Les guerres de Religion : Carcistes et Razats
En 1576, le Roi signe un édit qui déchaîne la colère des catholiques parce qu'il donne aux huguenots le droit de pratiquer leur religion et même de posséder quelques places fortes. Ce fut le signal de nouveaux troubles en Provence, qui fut meurtrie, en 1578 et 1579, par une guerre à mort entre les deux partis : les Carcistes et les Razats. Les Carcistes étaient les catholiques enragés, qui avaient à leur tête, le Comte de Carcès, grand Sénéchal de Provence, les Razats, parmi lesquels se trouvaient des protestants et beaucoup de catholiques modérés, étaient ainsi appelés - les uns disent parce qu'ils n'avaient pas de barbe, les autres parce qu'on les avait persécutés, pillés, rasés - et certains croient que leur nom venait de leur chef, le Gouverneur de Provence, qui était le Maréchal de Retz. Deux années de suite, la Provence fut ravagée, pillée, ensanglantée par les uns et les autres. Dans certains endroits, ce fut un sorte de jacquerie, de révolte des paysans contre leur seigneur.
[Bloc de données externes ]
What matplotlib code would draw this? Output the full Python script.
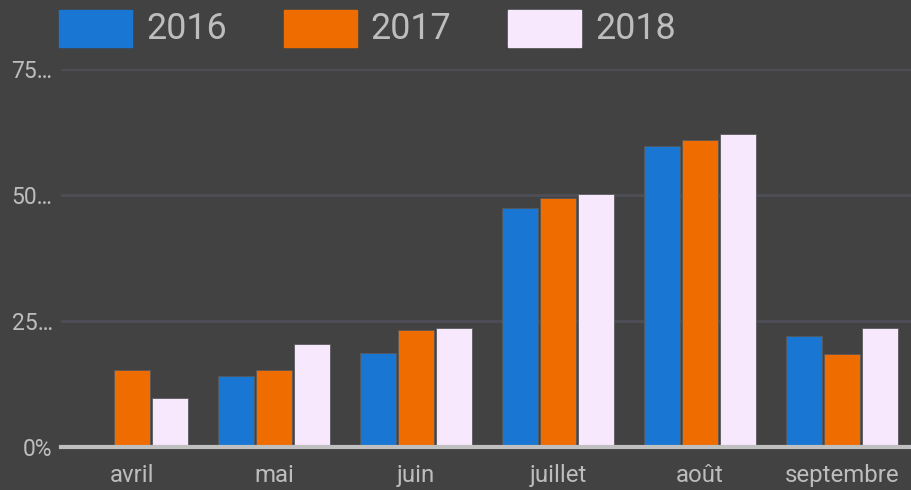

C'est ainsi que les habitants de Callas assassinèrent leur seigneur qui avait 80 ans, tuèrent ses deux fils et brûlèrent son château. Celui des Forbin, à Solliès fut démantelé, ceux de Sainte-Maxime, de Bauduen, de Pierrefeu et de Cuers furent livrés aux flammes. Tous ces incendiaires étaient des Razats.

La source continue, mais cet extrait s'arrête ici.